_Material provided_

▼

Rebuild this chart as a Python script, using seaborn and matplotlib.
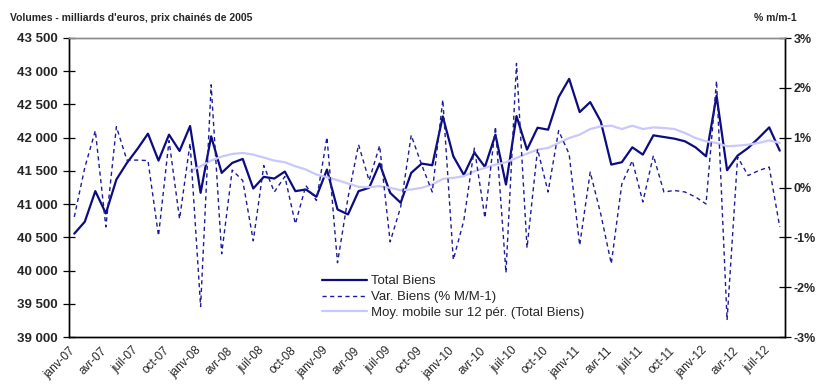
"""Total Biens volumes, monthly change and 12-month moving average"""
import numpy as np
import matplotlib
matplotlib.use("Agg")
import matplotlib.pyplot as plt
from matplotlib.ticker import FixedLocator, FuncFormatter
import seaborn as sns

# monthly data, janv-07 .. août-12
total_biens = [40555, 40735, 41195, 40860, 41370, 41620, 41830, 42060, 41655, 42045, 41800, 42175,
               41170, 42020, 41470, 41620, 41680, 41235, 41410, 41385, 41490, 41195, 41220, 41110,
               41520, 40920, 40845, 41195, 41245, 41610, 41170, 41020, 41470, 41610, 41585, 42320,
               41720, 41440, 41775, 41560, 42045, 41295, 42325, 41820, 42150, 42120, 42610, 42885,
               42385, 42535, 42245, 41595, 41630, 41855, 41745, 42035, 42010, 41985, 41945, 41855,
               41720, 42630, 41510, 41730, 41845, 41995, 42155, 41805]
var_biens = [-0.59, 0.40, 1.14, -0.79, 1.22, 0.55, 0.55, 0.54, -0.97, 0.94, -0.63, 0.89,
             -2.39, 2.06, -1.33, 0.35, 0.14, -1.07, 0.44, -0.09, 0.22, -0.73, 0.04, -0.26,
             1.01, -1.51, -0.20, 0.86, 0.14, 0.84, -1.09, -0.39, 1.05, 0.45, -0.09, 1.76,
             -1.45, -0.66, 0.79, -0.61, 1.22, -1.71, 2.49, -1.21, 0.77, -0.09, 1.14, 0.67,
             -1.16, 0.31, -0.53, -1.53, 0.07, 0.54, -0.29, 0.64, -0.09, -0.06, -0.09, -0.19,
             -0.33, 2.14, -2.66, 0.61, 0.24, 0.34, 0.41, -0.79]
# moving average starts in déc-07 (month index 11)
moy_mobile = [41495, 41570, 41655, 41715, 41755, 41770, 41745, 41700, 41655, 41630, 41570, 41520,
              41445, 41405, 41360, 41310, 41260, 41255, 41270, 41245, 41210, 41220, 41245, 41295,
              41380, 41395, 41420, 41495, 41545, 41595, 41630, 41695, 41760, 41820, 41845, 41920,
              41995, 42045, 42130, 42170, 42180, 42130, 42180, 42130, 42155, 42145, 42130, 42070,
              41995, 41945, 41920, 41870, 41880, 41895, 41920, 41960, 41920]
month_labels = ['janv-07', 'avr-07', 'juil-07', 'oct-07', 'janv-08', 'avr-08', 'juil-08', 'oct-08',
                'janv-09', 'avr-09', 'juil-09', 'oct-09', 'janv-10', 'avr-10', 'juil-10', 'oct-10',
                'janv-11', 'avr-11', 'juil-11', 'oct-11', 'janv-12', 'avr-12', 'juil-12']


def main():
    sns.set_theme(style="white")
    plt.rcParams['font.family'] = ['Liberation Sans Narrow', 'Liberation Sans', 'DejaVu Sans']

    n = len(total_biens)
    x = np.arange(n)
    x_ma = np.arange(n - len(moy_mobile), n)

    fig = plt.figure(figsize=(8.16, 3.89), dpi=100)
    ax = fig.add_axes([69 / 816, 1 - 337 / 389, (785 - 69) / 816, (337 - 38) / 389])
    ax2 = ax.twinx()

    sns.lineplot(x=x, y=total_biens, ax=ax, color="#0c0c80", linewidth=1.6, label="Total Biens")
    sns.lineplot(x=x_ma, y=moy_mobile, ax=ax, color="#c8c8fa", linewidth=1.6,
                 label="Moy. mobile sur 12 pér. (Total Biens)")
    sns.lineplot(x=x, y=var_biens, ax=ax2, color="#1c1c98", linewidth=1.0,
                 linestyle=(0, (3, 2.5)), label="Var. Biens (% M/M-1)")

    ax.set_xlim(-0.5, n - 0.5)
    ax.set_ylim(39000, 43500)
    ax2.set_ylim(-3, 3)

    ax.yaxis.set_major_locator(FixedLocator(np.arange(39000, 43501, 500)))
    ax.yaxis.set_major_formatter(FuncFormatter(lambda v, p: f"{v:,.0f}".replace(",", " ")))
    ax2.yaxis.set_major_locator(FixedLocator(np.arange(-3, 3.1, 1)))
    ax2.yaxis.set_major_formatter(FuncFormatter(lambda v, p: f"{v:.0f}%"))

    # tick marks at every month boundary, label every quarter
    bounds = np.arange(-0.5, n, 1.0)
    labels = [''] * len(bounds)
    for k, lab in enumerate(month_labels):
        labels[3 * k] = lab
    ax.set_xticks(bounds)
    ax.set_xticklabels(labels, rotation=45, ha='right', va='top', rotation_mode='anchor',
                       fontsize=8.5)
    ax.tick_params(axis='x', direction='inout', length=7, width=0.9, color='black', pad=2)
    ax.tick_params(axis='y', direction='inout', length=8, width=0.9, color='black', pad=4,
                   labelsize=9.5)
    ax2.tick_params(axis='y', direction='inout', length=8, width=0.9, color='black', pad=2,
                    labelsize=9)
    for t in ax.get_yticklabels() + ax2.get_yticklabels():
        t.set_fontweight('bold')

    ax.grid(False)
    ax2.grid(False)
    for a in (ax, ax2):
        for s in a.spines.values():
            s.set_color('black')
            s.set_linewidth(1.0)
        a.spines['top'].set_color('#8c8c8c')

    ax.set_xlabel('')
    ax.set_ylabel('')
    ax2.set_ylabel('')

    h1, l1 = ax.get_legend_handles_labels()
    h2, l2 = ax2.get_legend_handles_labels()
    ax.get_legend().remove()
    ax2.get_legend().remove()
    handles = [h1[0], h2[0], h1[1]]
    names = [l1[0], l2[0], l1[1]]
    fig.legend(handles, names, loc='upper left', bbox_to_anchor=(322 / 816, 1 - 275 / 389),
               frameon=False, fontsize=9.5, handlelength=3.4, handletextpad=0.3,
               labelspacing=0.28, borderaxespad=0, borderpad=0)

    fig.text(10 / 816, 1 - 18 / 389, "Volumes - milliards d'euros, prix chainés de 2005",
             fontsize=7.5, fontweight='bold', va='center', ha='left')
    fig.text(797 / 816, 1 - 18 / 389, "% m/m-1", fontsize=7.5, fontweight='bold',
             va='center', ha='right')

    fig.savefig("out.png", dpi=100)


if __name__ == '__main__':
    main()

▲

_To do_
Print out the lines exactly, skipping any picture.

_Worked answer_
Rebuild this chart as a Python script, using seaborn and matplotlib.
"""Total Biens volumes, monthly change and 12-month moving average"""
import numpy as np
import matplotlib
matplotlib.use("Agg")
import matplotlib.pyplot as plt
from matplotlib.ticker import FixedLocator, FuncFormatter
import seaborn as sns

# monthly data, janv-07 .. août-12
total_biens = [40555, 40735, 41195, 40860, 41370, 41620, 41830, 42060, 41655, 42045, 41800, 42175,
               41170, 42020, 41470, 41620, 41680, 41235, 41410, 41385, 41490, 41195, 41220, 41110,
               41520, 40920, 40845, 41195, 41245, 41610, 41170, 41020, 41470, 41610, 41585, 42320,
               41720, 41440, 41775, 41560, 42045, 41295, 42325, 41820, 42150, 42120, 42610, 42885,
               42385, 42535, 42245, 41595, 41630, 41855, 41745, 42035, 42010, 41985, 41945, 41855,
               41720, 42630, 41510, 41730, 41845, 41995, 42155, 41805]
var_biens = [-0.59, 0.40, 1.14, -0.79, 1.22, 0.55, 0.55, 0.54, -0.97, 0.94, -0.63, 0.89,
             -2.39, 2.06, -1.33, 0.35, 0.14, -1.07, 0.44, -0.09, 0.22, -0.73, 0.04, -0.26,
             1.01, -1.51, -0.20, 0.86, 0.14, 0.84, -1.09, -0.39, 1.05, 0.45, -0.09, 1.76,
             -1.45, -0.66, 0.79, -0.61, 1.22, -1.71, 2.49, -1.21, 0.77, -0.09, 1.14, 0.67,
             -1.16, 0.31, -0.53, -1.53, 0.07, 0.54, -0.29, 0.64, -0.09, -0.06, -0.09, -0.19,
             -0.33, 2.14, -2.66, 0.61, 0.24, 0.34, 0.41, -0.79]
# moving average starts in déc-07 (month index 11)
moy_mobile = [41495, 41570, 41655, 41715, 41755, 41770, 41745, 41700, 41655, 41630, 41570, 41520,
              41445, 41405, 41360, 41310, 41260, 41255, 41270, 41245, 41210, 41220, 41245, 41295,
              41380, 41395, 41420, 41495, 41545, 41595, 41630, 41695, 41760, 41820, 41845, 41920,
              41995, 42045, 42130, 42170, 42180, 42130, 42180, 42130, 42155, 42145, 42130, 42070,
              41995, 41945, 41920, 41870, 41880, 41895, 41920, 41960, 41920]
month_labels = ['janv-07', 'avr-07', 'juil-07', 'oct-07', 'janv-08', 'avr-08', 'juil-08', 'oct-08',
                'janv-09', 'avr-09', 'juil-09', 'oct-09', 'janv-10', 'avr-10', 'juil-10', 'oct-10',
                'janv-11', 'avr-11', 'juil-11', 'oct-11', 'janv-12', 'avr-12', 'juil-12']


def main():
    sns.set_theme(style="white")
    plt.rcParams['font.family'] = ['Liberation Sans Narrow', 'Liberation Sans', 'DejaVu Sans']

    n = len(total_biens)
    x = np.arange(n)
    x_ma = np.arange(n - len(moy_mobile), n)

    fig = plt.figure(figsize=(8.16, 3.89), dpi=100)
    ax = fig.add_axes([69 / 816, 1 - 337 / 389, (785 - 69) / 816, (337 - 38) / 389])
    ax2 = ax.twinx()

    sns.lineplot(x=x, y=total_biens, ax=ax, color="#0c0c80", linewidth=1.6, label="Total Biens")
    sns.lineplot(x=x_ma, y=moy_mobile, ax=ax, color="#c8c8fa", linewidth=1.6,
                 label="Moy. mobile sur 12 pér. (Total Biens)")
    sns.lineplot(x=x, y=var_biens, ax=ax2, color="#1c1c98", linewidth=1.0,
                 linestyle=(0, (3, 2.5)), label="Var. Biens (% M/M-1)")

    ax.set_xlim(-0.5, n - 0.5)
    ax.set_ylim(39000, 43500)
    ax2.set_ylim(-3, 3)

    ax.yaxis.set_major_locator(FixedLocator(np.arange(39000, 43501, 500)))
    ax.yaxis.set_major_formatter(FuncFormatter(lambda v, p: f"{v:,.0f}".replace(",", " ")))
    ax2.yaxis.set_major_locator(FixedLocator(np.arange(-3, 3.1, 1)))
    ax2.yaxis.set_major_formatter(FuncFormatter(lambda v, p: f"{v:.0f}%"))

    # tick marks at every month boundary, label every quarter
    bounds = np.arange(-0.5, n, 1.0)
    labels = [''] * len(bounds)
    for k, lab in enumerate(month_labels):
        labels[3 * k] = lab
    ax.set_xticks(bounds)
    ax.set_xticklabels(labels, rotation=45, ha='right', va='top', rotation_mode='anchor',
                       fontsize=8.5)
    ax.tick_params(axis='x', direction='inout', length=7, width=0.9, color='black', pad=2)
    ax.tick_params(axis='y', direction='inout', length=8, width=0.9, color='black', pad=4,
                   labelsize=9.5)
    ax2.tick_params(axis='y', direction='inout', length=8, width=0.9, color='black', pad=2,
                    labelsize=9)
    for t in ax.get_yticklabels() + ax2.get_yticklabels():
        t.set_fontweight('bold')

    ax.grid(False)
    ax2.grid(False)
    for a in (ax, ax2):
        for s in a.spines.values():
            s.set_color('black')
            s.set_linewidth(1.0)
        a.spines['top'].set_color('#8c8c8c')

    ax.set_xlabel('')
    ax.set_ylabel('')
    ax2.set_ylabel('')

    h1, l1 = ax.get_legend_handles_labels()
    h2, l2 = ax2.get_legend_handles_labels()
    ax.get_legend().remove()
    ax2.get_legend().remove()
    handles = [h1[0], h2[0], h1[1]]
    names = [l1[0], l2[0], l1[1]]
    fig.legend(handles, names, loc='upper left', bbox_to_anchor=(322 / 816, 1 - 275 / 389),
               frameon=False, fontsize=9.5, handlelength=3.4, handletextpad=0.3,
               labelspacing=0.28, borderaxespad=0, borderpad=0)

    fig.text(10 / 816, 1 - 18 / 389, "Volumes - milliards d'euros, prix chainés de 2005",
             fontsize=7.5, fontweight='bold', va='center', ha='left')
    fig.text(797 / 816, 1 - 18 / 389, "% m/m-1", fontsize=7.5, fontweight='bold',
             va='center', ha='right')

    fig.savefig("out.png", dpi=100)


if __name__ == '__main__':
    main()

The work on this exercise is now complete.